Mesmo assim, o Twitter optou por recorrer à Justiça para garantir o cumprimento do acordo. A empresa alega que o empresário “se nega a honrar as obrigações com a companhia e seus acionistas porque o acordo não serve mais a seus interesses pessoais”. “Musk aparentemente acredita que pode mudar de ideia, destruir a empresa, interromper suas operações, arruinar o valor do acionista e ir embora.”

A primeira audiência foi marcada para terça-feira (19). O cronograma depois disso depende de vários fatores, mas os interessados devem passar a solicitar informações que consideram relevantes. Em seguida, pode haver um julgamento, mas há chance de que o juiz do caso rejeite os motivos de Musk para desistir da operação. Se chegar ao julgamento, é o juiz quem vai decidir se as informações prestadas pelo Twitter são insuficientes e têm potencial de efeito adverso material para o negócio.

O Tribunal de Chancelaria de Delaware já evitou que empresas deixassem acordos anteriormente. Em 2001, por exemplo, a Tyson Foods tentou desistir da aquisição da IBP, sob a alegação de que havia um efeito material adverso, mas teve de seguir com a transação porque o chanceler ordenou a execução específica do acordo de fusão. E, nos casos em que permitiu o cancelamento da operação, impôs multas.

Defensores experientes

Segundo o Twitter, nenhuma indenização financeira pode reparar o dano já causado à empresa. O escritório contratado pela plataforma para representá-la perante a Justiça é o Wachtell, Lipton, Rosen & Katz, famoso por adotar táticas legais para proteger empresas de compradores hostis. O líder do caso é o experiente advogado William Savitt.

Musk, por sua vez, tem o escritório Skadden, Arps, Slate, Meagher & Flom a seu lado, além de Alex Spiro, seu advogado pessoal. Eles atuaram na tentativa da LVMH Moët Hennessy Louis Vuitton de desistir do acordo de US$ 16 bilhões com a Tiffany & Company. O resultado foi uma economia de US$ 420 milhões para a compradora.

Sean Edgett, conselheiro geral do Twitter, informou os colaboradores da companhia sobre a ação em um memorando interno. Ele diz que a empresa pediu “um julgamento acelerado e que o caso seja ouvido em setembro, pois é extremamente importante que esse assunto seja resolvido rapidamente”.

A ideia é que o julgamento dure quatro dias em setembro, uma vez que o negócio entre Musk e a plataforma deve ser concluído até 24 de outubro. Se a transação ainda estiver aguardando aprovação regulatória nessa data, eles têm mais seis meses para fechá-la.

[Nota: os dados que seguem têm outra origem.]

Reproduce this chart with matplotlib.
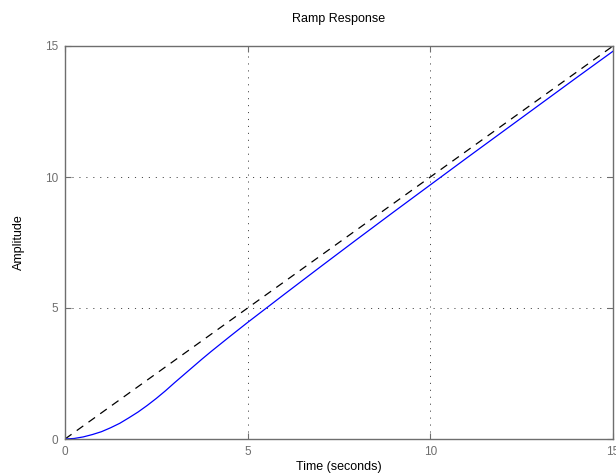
import matplotlib
matplotlib.use("Agg")
import matplotlib.pyplot as plt

# Data
time_s = [0, 0.25, 0.5, 0.75, 1, 1.25, 1.5, 1.75, 2, 2.25, 2.5, 2.75, 3, 3.25, 3.5,
          3.75, 4, 4.5, 5, 6, 7, 8, 9, 10, 11, 12, 13, 14, 15]
response = [0, 0.02, 0.08, 0.17, 0.28, 0.43, 0.60, 0.81, 1.03, 1.28, 1.55, 1.84,
            2.15, 2.45, 2.75, 3.05, 3.34, 3.90, 4.45, 5.52, 6.58,
            7.63, 8.67, 9.70, 10.73, 11.75, 12.77, 13.79, 14.80]
ramp_t = [0, 15]
ramp_in = [0, 15]
xticks = [0, 5, 10, 15]
yticks = [0, 5, 10, 15]

plt.rcParams['font.family'] = ['Liberation Sans', 'DejaVu Sans']
plt.rcParams['lines.scale_dashes'] = False

fig = plt.figure(figsize=(6.16, 4.76), dpi=100)
ax = fig.add_axes([65/616, 1-439/476, (613-65)/616, (439-46)/476])

ax.plot(ramp_t, ramp_in, color='black', lw=0.9, dashes=(5.8, 4.6))
ax.plot(time_s, response, color='#0000ff', lw=0.9)

ax.set_xlim(0, 15)
ax.set_ylim(0, 15)
ax.set_xticks(xticks)
ax.set_yticks(yticks)

gray = '#6e6e6e'
for s in ax.spines.values():
    s.set_color(gray)
    s.set_linewidth(1.0)
ax.tick_params(direction='in', length=4, width=0.8, colors=gray, labelsize=8.5,
               top=True, right=True, pad=5)
ax.grid(True, color='black', lw=0.5, dashes=(0.8, 4.2))

ax.set_title('Ramp Response', fontsize=9, pad=17)
ax.set_xlabel('Time (seconds)', fontsize=9, labelpad=2)
ax.set_ylabel('Amplitude', fontsize=9, labelpad=14)

fig.savefig('out.png', dpi=100)
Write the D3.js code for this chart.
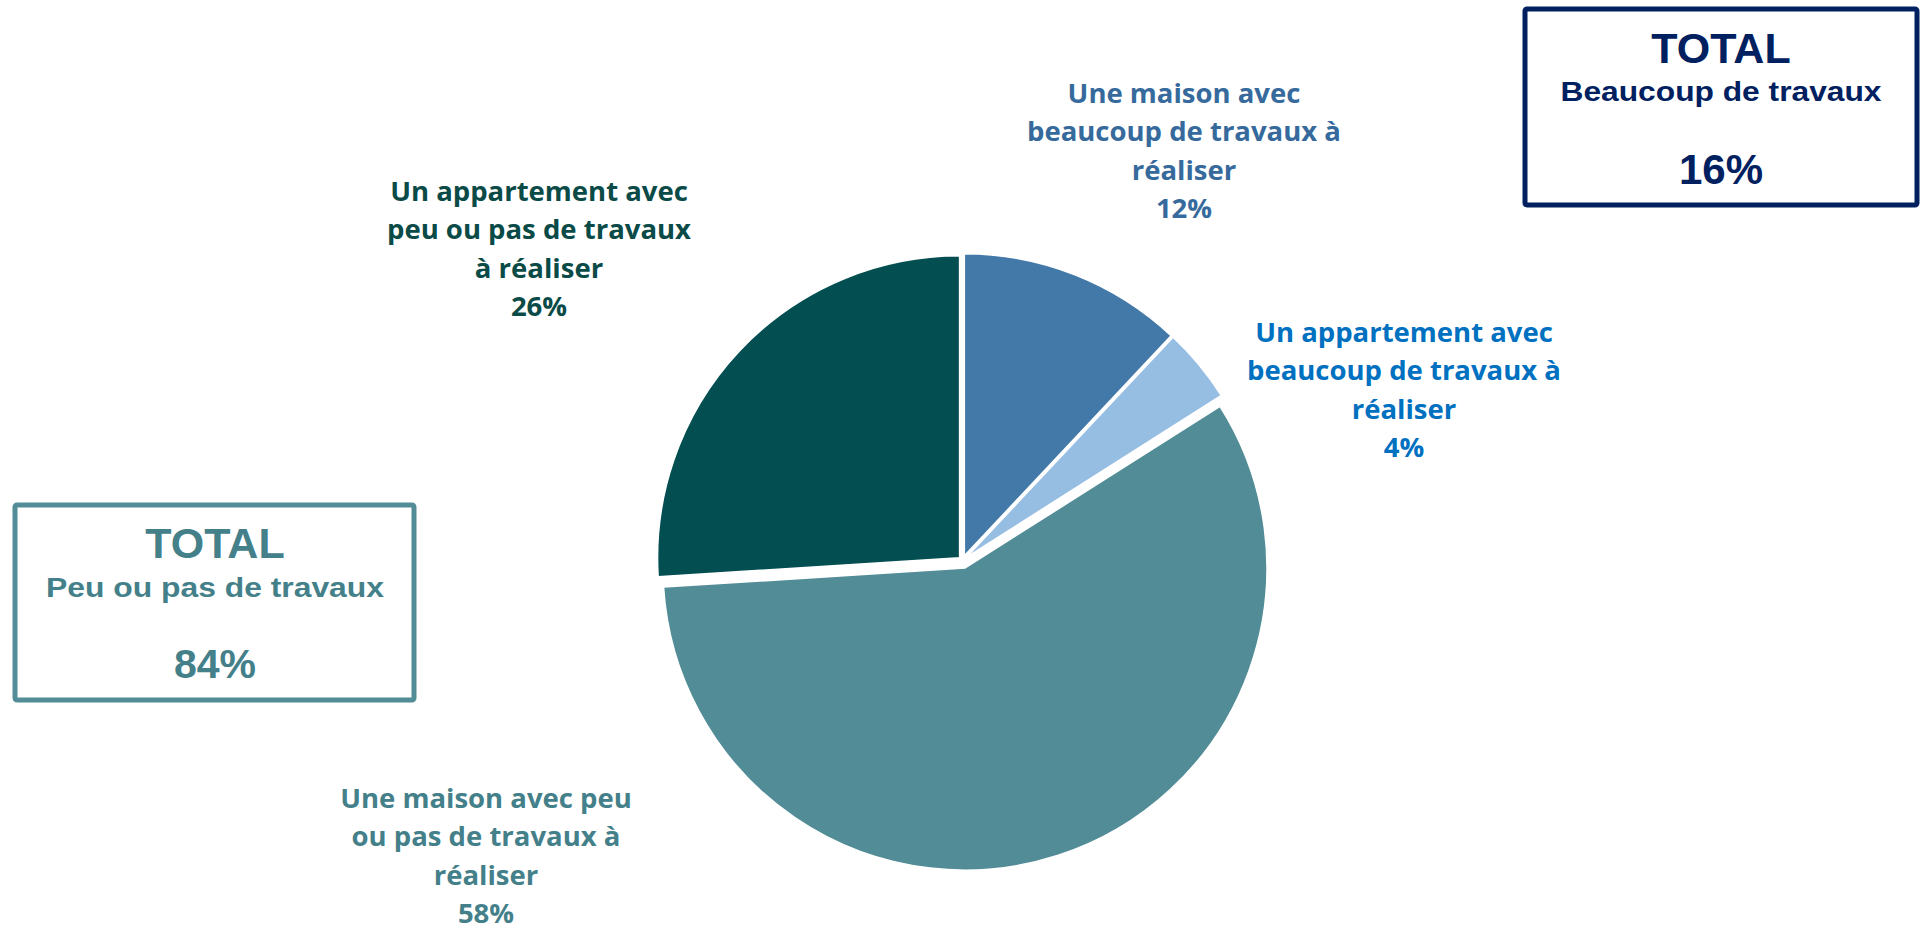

Para Patrícia, todo o processo deve levar mais tempo. “Na minha opinião, demora bem mais que isso. O que Musk tiver de oportunidade para atrasar a conclusão do caso, ele vai procurar usar para ganhar tempo em busca de fazer um acordo ou resolver de outra forma. Uma discussão similar que acompanhei em arbitragem demorou 1,5 ano para uma decisão inicial”, avalia. “Só vai mais rápido se o juiz disser que os argumentos são irrelevantes.”

Se a conclusão da ação demorar, quem perde é o Twitter. “O preço dos títulos tem estado instável desde que a disputa começou. Quanto mais tempo levar, pior para a empresa”, destaca Douglas Galiazzo, professor de Direito da Estácio. “E se, ao final, ficar provado que o percentual de contas falsas é realmente superior ao declarado, pior ainda para a companhia.”

No Brasil, mesmo em casos semelhantes, a decisão de uma ação não é aplicada diretamente a outras porque os precedentes não se transformam em lei. Já nos EUA, eles se tornam lei no Estado em que ocorrem — mas os de um Estado não são aplicáveis em outro.